What you should do: Print exactly the lines that run from the line containing "Write a Python" to the line containing "return (px - L) / pw", both included, and nothing else; pictures stay out.

[BEGIN Data shown]

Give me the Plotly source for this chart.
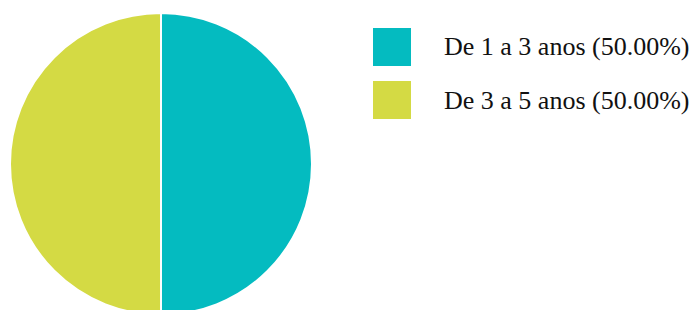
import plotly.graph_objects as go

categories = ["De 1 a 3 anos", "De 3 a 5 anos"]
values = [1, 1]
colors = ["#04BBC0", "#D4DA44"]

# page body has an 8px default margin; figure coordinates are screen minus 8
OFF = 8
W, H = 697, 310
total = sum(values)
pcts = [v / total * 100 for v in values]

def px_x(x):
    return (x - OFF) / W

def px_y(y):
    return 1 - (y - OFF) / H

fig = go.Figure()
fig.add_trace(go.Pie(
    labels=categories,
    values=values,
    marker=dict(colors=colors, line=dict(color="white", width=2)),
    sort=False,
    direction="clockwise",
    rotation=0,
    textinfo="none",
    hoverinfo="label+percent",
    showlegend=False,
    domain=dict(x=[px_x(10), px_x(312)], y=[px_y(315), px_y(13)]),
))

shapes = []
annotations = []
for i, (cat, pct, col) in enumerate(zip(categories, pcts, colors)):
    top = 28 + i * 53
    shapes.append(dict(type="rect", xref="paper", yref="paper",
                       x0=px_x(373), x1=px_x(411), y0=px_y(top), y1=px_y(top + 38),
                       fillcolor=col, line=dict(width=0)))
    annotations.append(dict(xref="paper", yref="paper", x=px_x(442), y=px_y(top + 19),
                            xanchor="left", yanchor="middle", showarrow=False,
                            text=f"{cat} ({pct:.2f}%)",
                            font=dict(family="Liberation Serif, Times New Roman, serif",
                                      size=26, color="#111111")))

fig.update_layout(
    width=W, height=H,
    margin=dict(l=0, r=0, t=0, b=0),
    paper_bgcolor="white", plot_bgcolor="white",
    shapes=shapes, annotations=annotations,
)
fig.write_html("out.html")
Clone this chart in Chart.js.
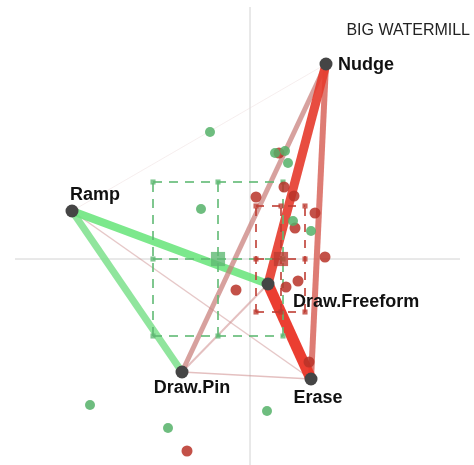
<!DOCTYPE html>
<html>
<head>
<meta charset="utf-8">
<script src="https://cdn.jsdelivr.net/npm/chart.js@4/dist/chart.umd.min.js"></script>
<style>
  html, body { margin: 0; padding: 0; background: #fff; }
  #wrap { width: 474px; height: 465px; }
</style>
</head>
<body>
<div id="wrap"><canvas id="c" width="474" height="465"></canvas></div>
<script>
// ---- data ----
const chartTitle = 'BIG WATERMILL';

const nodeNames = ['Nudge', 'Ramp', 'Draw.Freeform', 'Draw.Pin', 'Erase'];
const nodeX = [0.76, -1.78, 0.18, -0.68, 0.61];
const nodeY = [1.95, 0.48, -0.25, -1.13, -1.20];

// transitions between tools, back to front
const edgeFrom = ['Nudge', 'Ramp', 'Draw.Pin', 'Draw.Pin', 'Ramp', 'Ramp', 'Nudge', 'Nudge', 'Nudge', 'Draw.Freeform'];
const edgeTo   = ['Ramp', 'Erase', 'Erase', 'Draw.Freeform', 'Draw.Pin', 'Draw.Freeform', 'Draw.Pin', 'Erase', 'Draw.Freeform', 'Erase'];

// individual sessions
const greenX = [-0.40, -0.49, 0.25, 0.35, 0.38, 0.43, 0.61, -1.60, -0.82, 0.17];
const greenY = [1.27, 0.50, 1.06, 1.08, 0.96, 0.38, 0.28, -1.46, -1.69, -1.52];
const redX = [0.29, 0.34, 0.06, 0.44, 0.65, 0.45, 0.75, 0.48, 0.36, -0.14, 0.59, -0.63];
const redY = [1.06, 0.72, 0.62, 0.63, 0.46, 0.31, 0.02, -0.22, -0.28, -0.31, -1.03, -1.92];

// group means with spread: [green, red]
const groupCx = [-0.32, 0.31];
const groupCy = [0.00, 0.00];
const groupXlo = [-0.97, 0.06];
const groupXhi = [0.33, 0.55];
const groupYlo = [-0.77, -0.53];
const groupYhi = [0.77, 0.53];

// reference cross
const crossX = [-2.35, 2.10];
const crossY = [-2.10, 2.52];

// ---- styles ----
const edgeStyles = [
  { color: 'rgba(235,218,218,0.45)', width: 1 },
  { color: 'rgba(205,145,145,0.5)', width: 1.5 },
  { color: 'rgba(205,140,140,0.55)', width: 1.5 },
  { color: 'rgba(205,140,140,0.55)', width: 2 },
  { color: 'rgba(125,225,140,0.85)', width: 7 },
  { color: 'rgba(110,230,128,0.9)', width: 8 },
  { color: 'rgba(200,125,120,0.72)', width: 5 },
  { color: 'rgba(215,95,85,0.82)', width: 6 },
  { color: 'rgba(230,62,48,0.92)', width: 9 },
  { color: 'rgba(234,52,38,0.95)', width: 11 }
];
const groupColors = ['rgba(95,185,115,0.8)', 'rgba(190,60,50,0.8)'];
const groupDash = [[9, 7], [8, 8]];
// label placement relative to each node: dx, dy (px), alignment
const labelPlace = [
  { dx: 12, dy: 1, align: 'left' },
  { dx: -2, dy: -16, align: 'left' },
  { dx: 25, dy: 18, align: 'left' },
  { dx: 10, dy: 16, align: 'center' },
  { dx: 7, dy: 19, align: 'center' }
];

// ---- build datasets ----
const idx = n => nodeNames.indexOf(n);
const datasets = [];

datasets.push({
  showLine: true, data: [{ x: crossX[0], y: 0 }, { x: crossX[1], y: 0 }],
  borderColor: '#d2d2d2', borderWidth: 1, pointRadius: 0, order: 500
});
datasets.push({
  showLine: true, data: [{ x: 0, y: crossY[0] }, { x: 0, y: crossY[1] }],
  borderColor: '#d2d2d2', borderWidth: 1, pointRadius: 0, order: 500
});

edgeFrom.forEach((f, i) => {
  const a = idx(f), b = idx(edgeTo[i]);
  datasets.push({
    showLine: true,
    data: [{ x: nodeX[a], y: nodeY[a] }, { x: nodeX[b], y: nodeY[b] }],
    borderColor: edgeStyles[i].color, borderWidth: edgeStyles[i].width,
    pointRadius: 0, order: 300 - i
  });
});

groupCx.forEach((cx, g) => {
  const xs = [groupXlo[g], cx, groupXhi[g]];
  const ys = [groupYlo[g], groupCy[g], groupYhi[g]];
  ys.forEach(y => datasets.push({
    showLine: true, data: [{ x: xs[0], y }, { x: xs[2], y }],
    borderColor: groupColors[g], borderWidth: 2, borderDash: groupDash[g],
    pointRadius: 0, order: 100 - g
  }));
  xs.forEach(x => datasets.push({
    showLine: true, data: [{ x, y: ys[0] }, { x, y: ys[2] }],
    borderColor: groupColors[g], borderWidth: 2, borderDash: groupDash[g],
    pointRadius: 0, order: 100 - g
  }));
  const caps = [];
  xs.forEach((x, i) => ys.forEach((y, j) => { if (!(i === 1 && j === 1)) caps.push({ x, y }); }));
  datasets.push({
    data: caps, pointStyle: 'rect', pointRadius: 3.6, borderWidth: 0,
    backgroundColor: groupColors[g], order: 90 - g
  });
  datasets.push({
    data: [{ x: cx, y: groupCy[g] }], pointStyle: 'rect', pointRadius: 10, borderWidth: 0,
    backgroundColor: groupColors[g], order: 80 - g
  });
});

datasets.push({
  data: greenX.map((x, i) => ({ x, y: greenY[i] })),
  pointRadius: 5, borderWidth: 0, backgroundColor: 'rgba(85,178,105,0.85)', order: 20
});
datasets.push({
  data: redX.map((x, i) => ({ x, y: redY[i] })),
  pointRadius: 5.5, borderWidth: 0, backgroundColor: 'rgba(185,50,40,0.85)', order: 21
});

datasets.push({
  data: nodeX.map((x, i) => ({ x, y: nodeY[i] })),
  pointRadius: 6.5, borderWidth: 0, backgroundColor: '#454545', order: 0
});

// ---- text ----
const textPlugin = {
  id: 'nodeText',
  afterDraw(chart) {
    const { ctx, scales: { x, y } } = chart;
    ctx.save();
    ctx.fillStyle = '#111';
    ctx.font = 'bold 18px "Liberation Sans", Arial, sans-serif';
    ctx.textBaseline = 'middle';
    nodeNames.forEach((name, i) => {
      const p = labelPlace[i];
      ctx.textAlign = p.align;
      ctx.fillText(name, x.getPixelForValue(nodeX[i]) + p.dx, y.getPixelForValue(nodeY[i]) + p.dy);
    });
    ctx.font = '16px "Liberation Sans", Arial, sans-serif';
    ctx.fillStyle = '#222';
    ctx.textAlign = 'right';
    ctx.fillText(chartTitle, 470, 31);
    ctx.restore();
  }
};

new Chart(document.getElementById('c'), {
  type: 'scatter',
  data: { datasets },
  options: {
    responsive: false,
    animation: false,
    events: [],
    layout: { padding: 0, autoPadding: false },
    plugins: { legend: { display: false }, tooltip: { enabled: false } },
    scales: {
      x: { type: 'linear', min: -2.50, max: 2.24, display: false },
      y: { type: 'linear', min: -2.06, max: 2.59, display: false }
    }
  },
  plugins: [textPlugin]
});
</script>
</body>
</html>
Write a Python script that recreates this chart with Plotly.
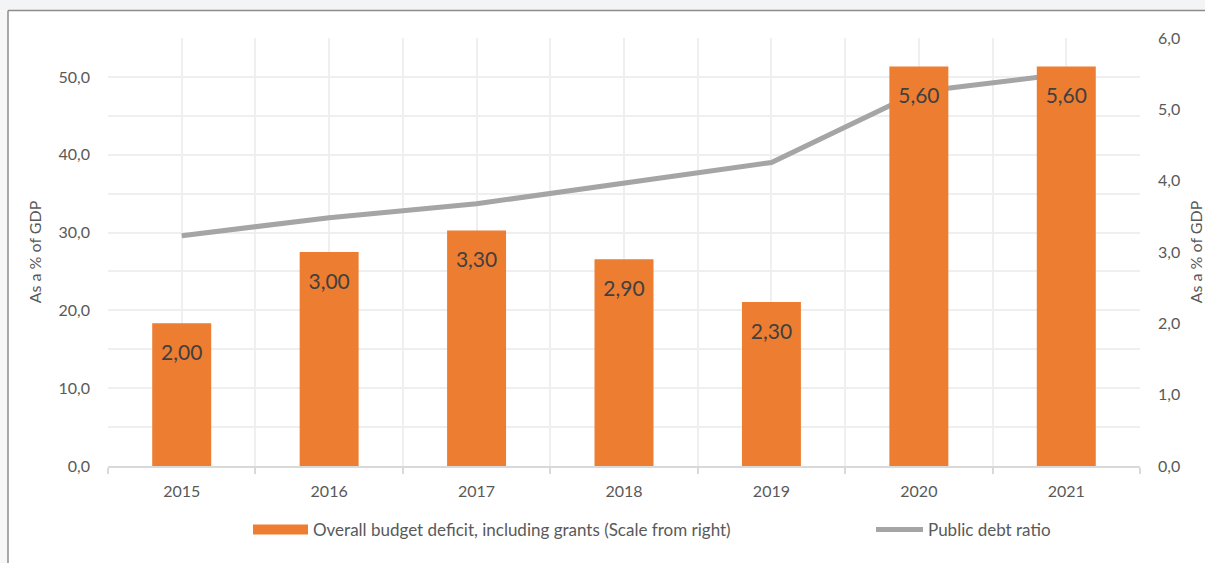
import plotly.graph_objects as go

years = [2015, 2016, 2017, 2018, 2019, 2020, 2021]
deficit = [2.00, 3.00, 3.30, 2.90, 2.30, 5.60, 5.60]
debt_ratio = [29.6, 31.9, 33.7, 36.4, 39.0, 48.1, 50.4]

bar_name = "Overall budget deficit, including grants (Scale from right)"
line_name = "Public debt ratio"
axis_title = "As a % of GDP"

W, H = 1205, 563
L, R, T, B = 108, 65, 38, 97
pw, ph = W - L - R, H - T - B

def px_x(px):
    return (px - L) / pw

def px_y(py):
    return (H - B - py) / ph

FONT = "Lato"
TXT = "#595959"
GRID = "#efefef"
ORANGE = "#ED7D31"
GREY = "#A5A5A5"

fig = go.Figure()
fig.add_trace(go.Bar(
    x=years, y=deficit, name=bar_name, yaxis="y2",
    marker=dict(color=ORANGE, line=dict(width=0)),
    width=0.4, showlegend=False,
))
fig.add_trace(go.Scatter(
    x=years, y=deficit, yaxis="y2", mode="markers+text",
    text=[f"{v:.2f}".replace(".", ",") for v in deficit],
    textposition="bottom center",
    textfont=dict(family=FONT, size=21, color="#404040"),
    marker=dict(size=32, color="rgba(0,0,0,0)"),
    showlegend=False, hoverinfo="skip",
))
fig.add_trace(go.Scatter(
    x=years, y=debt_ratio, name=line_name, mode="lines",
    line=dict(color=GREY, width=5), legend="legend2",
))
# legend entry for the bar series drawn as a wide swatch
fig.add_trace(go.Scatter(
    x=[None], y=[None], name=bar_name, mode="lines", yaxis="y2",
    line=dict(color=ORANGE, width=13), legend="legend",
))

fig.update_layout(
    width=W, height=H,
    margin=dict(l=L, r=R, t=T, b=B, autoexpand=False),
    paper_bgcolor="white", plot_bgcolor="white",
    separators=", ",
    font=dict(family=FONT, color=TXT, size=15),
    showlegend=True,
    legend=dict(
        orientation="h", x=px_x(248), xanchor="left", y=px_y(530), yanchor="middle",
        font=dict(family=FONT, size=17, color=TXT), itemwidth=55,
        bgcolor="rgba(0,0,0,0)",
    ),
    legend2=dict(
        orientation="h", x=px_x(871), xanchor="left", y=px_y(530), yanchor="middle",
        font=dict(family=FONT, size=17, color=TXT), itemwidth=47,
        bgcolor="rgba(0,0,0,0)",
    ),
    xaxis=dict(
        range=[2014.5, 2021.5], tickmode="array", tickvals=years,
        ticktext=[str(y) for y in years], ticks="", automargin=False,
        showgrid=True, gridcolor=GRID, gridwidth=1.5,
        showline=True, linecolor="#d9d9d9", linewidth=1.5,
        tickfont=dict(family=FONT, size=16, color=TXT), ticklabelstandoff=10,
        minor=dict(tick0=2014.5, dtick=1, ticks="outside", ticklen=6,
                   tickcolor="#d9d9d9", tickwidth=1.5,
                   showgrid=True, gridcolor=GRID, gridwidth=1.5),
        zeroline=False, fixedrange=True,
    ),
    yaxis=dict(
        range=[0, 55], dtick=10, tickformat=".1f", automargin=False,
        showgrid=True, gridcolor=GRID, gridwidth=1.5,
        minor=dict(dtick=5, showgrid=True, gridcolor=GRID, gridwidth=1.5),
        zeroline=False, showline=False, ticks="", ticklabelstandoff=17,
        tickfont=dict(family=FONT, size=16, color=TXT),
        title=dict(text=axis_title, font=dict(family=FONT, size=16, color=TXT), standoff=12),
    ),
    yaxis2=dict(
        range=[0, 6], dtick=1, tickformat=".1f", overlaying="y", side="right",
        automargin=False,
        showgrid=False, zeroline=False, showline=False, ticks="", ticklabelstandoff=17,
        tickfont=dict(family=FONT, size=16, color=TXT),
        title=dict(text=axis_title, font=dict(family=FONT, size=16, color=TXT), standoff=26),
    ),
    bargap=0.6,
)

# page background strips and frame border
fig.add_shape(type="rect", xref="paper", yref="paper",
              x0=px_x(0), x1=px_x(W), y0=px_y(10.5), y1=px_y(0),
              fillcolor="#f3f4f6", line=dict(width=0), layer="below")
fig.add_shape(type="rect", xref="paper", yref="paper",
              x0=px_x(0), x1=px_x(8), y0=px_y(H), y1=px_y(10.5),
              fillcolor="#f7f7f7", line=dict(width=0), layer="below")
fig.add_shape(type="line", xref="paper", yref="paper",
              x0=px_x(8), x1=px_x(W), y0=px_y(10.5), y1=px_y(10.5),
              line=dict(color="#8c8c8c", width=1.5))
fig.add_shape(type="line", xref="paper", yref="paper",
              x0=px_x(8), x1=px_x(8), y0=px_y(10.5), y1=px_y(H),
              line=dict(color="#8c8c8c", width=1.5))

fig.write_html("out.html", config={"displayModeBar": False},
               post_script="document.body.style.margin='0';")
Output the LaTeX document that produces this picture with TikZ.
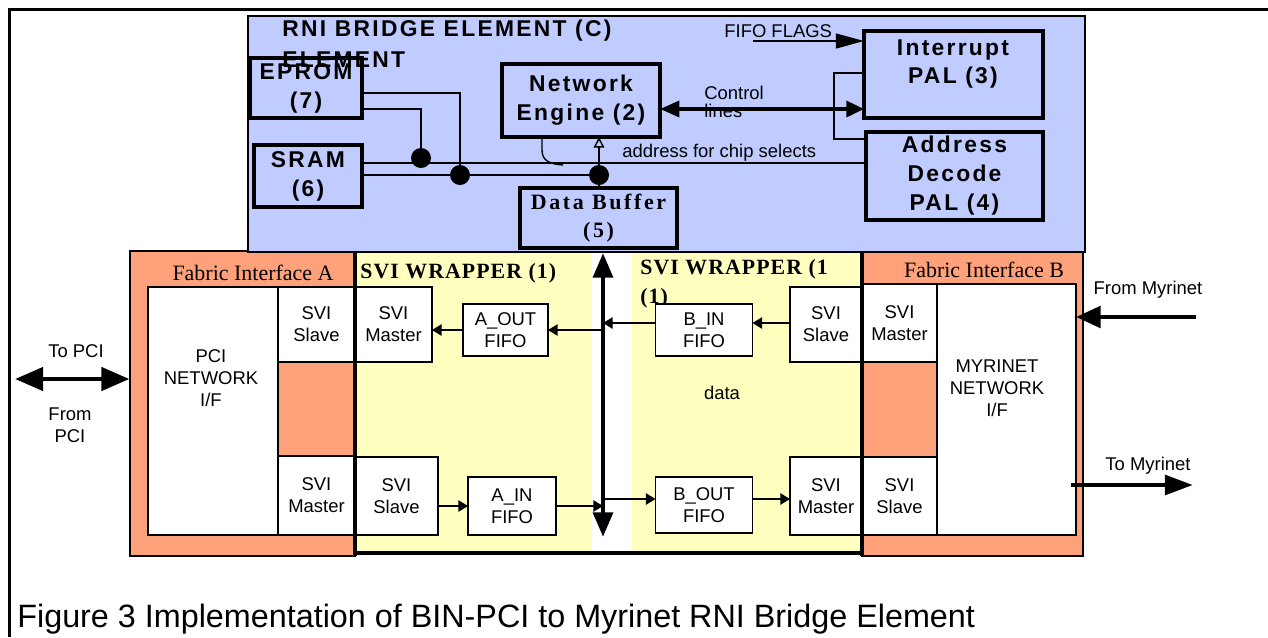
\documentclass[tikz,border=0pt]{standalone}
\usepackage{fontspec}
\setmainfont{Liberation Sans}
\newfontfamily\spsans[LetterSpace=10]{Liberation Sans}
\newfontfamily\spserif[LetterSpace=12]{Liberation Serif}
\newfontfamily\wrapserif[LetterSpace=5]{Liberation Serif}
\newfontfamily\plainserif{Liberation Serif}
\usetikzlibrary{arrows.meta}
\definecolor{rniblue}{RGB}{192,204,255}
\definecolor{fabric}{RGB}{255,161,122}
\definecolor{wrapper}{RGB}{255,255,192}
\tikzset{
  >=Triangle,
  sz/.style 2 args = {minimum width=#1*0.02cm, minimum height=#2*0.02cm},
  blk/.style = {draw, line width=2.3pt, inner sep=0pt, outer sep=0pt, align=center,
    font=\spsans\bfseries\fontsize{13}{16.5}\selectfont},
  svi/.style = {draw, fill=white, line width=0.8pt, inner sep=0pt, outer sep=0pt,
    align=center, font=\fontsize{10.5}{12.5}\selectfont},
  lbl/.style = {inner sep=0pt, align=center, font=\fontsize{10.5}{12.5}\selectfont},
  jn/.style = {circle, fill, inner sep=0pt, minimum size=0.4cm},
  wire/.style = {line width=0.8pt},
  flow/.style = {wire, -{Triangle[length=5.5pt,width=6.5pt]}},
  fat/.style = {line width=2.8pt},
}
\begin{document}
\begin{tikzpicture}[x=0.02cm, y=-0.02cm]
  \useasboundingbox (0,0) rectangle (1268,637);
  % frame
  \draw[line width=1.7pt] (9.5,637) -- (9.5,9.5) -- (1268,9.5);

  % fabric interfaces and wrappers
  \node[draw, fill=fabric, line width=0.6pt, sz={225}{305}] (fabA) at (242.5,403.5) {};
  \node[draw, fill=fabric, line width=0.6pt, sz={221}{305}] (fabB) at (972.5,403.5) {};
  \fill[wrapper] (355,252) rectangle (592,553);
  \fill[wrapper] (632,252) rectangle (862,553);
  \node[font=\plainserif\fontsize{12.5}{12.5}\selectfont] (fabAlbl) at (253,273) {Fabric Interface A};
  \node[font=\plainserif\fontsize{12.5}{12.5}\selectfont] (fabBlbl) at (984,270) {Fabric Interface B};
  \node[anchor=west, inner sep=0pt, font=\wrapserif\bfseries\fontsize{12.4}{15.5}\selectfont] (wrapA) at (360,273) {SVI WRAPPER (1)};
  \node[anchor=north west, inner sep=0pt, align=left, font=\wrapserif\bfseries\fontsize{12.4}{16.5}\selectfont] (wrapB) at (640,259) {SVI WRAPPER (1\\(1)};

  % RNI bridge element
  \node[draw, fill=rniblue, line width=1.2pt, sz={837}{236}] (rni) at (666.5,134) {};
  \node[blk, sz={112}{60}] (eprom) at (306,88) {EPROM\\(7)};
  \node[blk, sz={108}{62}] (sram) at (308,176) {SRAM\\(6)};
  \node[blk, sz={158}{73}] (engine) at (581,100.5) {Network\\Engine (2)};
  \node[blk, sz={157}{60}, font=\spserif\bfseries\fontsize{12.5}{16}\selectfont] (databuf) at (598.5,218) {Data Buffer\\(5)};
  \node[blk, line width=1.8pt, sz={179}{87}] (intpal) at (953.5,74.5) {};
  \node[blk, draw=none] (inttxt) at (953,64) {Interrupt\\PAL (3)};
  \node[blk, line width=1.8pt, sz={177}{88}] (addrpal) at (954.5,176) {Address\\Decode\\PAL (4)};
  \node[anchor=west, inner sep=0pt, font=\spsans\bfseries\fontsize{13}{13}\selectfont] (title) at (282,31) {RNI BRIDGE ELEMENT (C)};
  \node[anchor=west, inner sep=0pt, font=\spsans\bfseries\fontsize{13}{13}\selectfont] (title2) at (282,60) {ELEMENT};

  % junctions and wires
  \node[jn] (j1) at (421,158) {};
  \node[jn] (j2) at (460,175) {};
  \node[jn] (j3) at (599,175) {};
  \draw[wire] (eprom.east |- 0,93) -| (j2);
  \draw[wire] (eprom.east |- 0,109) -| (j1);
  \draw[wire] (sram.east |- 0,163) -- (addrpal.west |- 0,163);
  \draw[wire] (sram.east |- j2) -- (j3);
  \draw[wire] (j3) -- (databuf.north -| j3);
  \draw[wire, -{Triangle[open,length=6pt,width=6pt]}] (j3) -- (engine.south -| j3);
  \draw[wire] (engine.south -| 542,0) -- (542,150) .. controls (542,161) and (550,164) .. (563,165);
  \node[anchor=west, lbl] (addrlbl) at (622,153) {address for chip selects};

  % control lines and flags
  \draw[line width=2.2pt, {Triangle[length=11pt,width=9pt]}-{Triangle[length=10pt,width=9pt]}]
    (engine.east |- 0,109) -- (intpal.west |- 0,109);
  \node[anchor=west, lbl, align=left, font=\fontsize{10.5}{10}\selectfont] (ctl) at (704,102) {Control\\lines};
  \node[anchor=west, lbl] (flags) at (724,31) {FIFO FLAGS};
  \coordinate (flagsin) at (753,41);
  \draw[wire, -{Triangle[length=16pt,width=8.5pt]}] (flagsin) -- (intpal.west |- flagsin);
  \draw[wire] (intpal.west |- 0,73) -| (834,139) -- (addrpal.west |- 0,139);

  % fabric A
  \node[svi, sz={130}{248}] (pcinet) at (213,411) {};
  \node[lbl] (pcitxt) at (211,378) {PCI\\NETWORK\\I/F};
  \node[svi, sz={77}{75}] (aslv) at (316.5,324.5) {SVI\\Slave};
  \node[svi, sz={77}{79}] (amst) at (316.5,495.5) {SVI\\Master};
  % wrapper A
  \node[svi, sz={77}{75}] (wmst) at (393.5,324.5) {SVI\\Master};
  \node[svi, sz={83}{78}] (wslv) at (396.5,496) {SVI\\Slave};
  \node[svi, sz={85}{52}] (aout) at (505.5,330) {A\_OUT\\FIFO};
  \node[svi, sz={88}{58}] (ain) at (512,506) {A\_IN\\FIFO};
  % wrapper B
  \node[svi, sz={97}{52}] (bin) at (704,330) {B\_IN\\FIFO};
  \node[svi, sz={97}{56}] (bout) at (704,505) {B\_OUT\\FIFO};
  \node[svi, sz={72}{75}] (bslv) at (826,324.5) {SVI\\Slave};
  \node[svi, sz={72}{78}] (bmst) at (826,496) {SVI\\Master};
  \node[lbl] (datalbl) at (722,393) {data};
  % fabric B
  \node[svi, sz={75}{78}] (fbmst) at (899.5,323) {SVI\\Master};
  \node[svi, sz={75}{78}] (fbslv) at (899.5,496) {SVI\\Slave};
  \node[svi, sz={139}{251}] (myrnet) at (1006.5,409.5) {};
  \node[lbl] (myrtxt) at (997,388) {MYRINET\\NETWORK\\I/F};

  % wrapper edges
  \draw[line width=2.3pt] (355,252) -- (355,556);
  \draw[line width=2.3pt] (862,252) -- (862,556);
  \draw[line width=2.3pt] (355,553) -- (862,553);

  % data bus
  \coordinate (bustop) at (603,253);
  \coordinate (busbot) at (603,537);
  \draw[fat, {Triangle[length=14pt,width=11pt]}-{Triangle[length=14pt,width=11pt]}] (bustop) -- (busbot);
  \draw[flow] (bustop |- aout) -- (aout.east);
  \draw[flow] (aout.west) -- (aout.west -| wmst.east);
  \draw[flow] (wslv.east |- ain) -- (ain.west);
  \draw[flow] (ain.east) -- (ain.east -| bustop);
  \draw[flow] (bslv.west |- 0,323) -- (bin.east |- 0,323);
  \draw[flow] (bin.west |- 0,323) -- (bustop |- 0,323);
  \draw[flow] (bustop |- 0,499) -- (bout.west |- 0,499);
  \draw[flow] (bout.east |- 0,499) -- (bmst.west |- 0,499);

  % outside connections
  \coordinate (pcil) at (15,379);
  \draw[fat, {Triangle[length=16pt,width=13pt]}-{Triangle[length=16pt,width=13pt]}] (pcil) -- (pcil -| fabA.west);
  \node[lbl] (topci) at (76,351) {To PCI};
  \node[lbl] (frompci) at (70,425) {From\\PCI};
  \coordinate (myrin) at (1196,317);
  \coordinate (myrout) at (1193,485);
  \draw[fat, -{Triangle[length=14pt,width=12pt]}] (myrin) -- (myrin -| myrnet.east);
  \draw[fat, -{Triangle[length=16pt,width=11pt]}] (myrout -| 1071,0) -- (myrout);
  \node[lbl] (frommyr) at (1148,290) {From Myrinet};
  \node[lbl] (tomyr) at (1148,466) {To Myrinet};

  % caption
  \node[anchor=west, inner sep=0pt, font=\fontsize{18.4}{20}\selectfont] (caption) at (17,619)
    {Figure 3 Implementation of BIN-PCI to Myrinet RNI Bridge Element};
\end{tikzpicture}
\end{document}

[END Data shown]

Solved exercise:
Write a Python script that recreates this chart with Plotly.
import plotly.graph_objects as go

years = [2015, 2016, 2017, 2018, 2019, 2020, 2021]
deficit = [2.00, 3.00, 3.30, 2.90, 2.30, 5.60, 5.60]
debt_ratio = [29.6, 31.9, 33.7, 36.4, 39.0, 48.1, 50.4]

bar_name = "Overall budget deficit, including grants (Scale from right)"
line_name = "Public debt ratio"
axis_title = "As a % of GDP"

W, H = 1205, 563
L, R, T, B = 108, 65, 38, 97
pw, ph = W - L - R, H - T - B

def px_x(px):
    return (px - L) / pw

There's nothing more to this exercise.